Elle est née dans une famille bourgeoise dans un petit village du sud de la France d'une mère aigrie et incapable d'aimer et d'un père effacé devant son frère aîné. Elle grandit en décalage, incapable de feindre devant la médiocrité ambiante et victime d'un viol de la part de son oncle, viol que l'entourage refuse de reconnaître.
"… figurez-vous qu'un jour elle m'avait demandé, oui celle qui m'avait mise au monde, rappelle-moi ton nom déjà, on aurait dit que le seul moyen d'apaiser les frustrations de sa vie conjugale était de m'étouffer, me réduire en miettes, me faire perdre toute confiance en moi-même, plus tard, seule à seule dans la cuisine par exemple, elle me traitait de sauvage, de petite conne, ton oncle il a beaucoup d'affection pour toi, il t'aime, mais toi tu n'as aucun respect pour lui, pour personne d'ailleurs, tu n'as donc aucune limite, elle me parlait ainsi pour que je me sente ridicule, mais ce n'était pas le cas, c'est au frère de père qu'elle aurait dû s'en prendre, je n'avais rien fait, sinon être une jeune adolescente sous les projecteurs d'un vieux dégoûtant, j'avais du mal à imaginer qu'elle n'avait rien compris, ou qu'elle faisait semblant, quel oncle serre sa nièce aussi fort et aussi longtemps dans ses bras, quel parent assiste à ça sans se demander ce qui se passe et redoubler de vigilance "
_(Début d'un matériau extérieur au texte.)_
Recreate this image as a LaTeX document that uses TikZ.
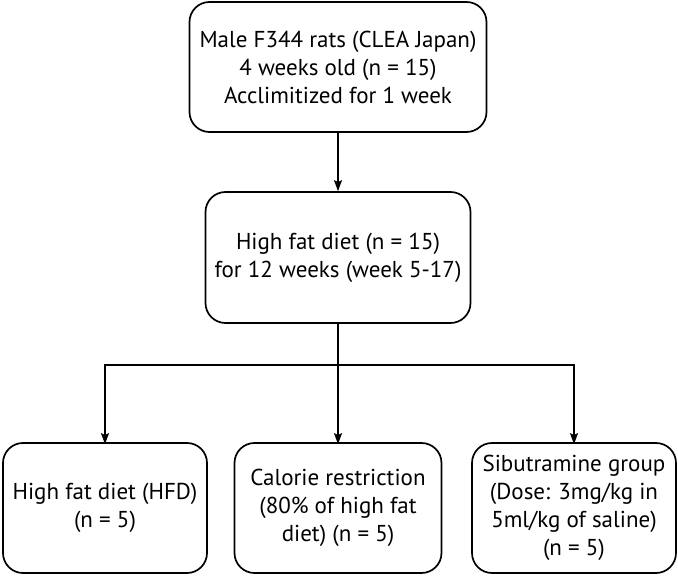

Elle fuit à Paris pour ses études qu'elle abandonne rapidement, galère en faisant du slam puis rencontre Orcel ( un double positif de l'auteur) qui sera tué dans les attentats du Bataclan. Elle tombe alors sous l'emprise de Makenzy ( le double négatif ) qui la trompe, la méprise et l'humilie jusqu'à fuir le jour du mariage.

L'auteur a adopté le point de vue féminin avec une vraie sensibilité qui nous laisse présumer de son empathie pour l'humanité toute entière. Il fait défiler la vie de cette femme qui, dans sa quête éperdue de l'amour qu'elle n'a jamais connu, dans sa volonté de repousser l'agression dont elle a été victime, fait les mauvais choix et se laisse maltraiter par la vie.

Tout en étant fascinée par l'écriture de Makenzy Orcel, et par l'ambition de son roman, je dois cependant avouer avoir parfois décroché sur la longueur, ce qui explique les 4 étoiles.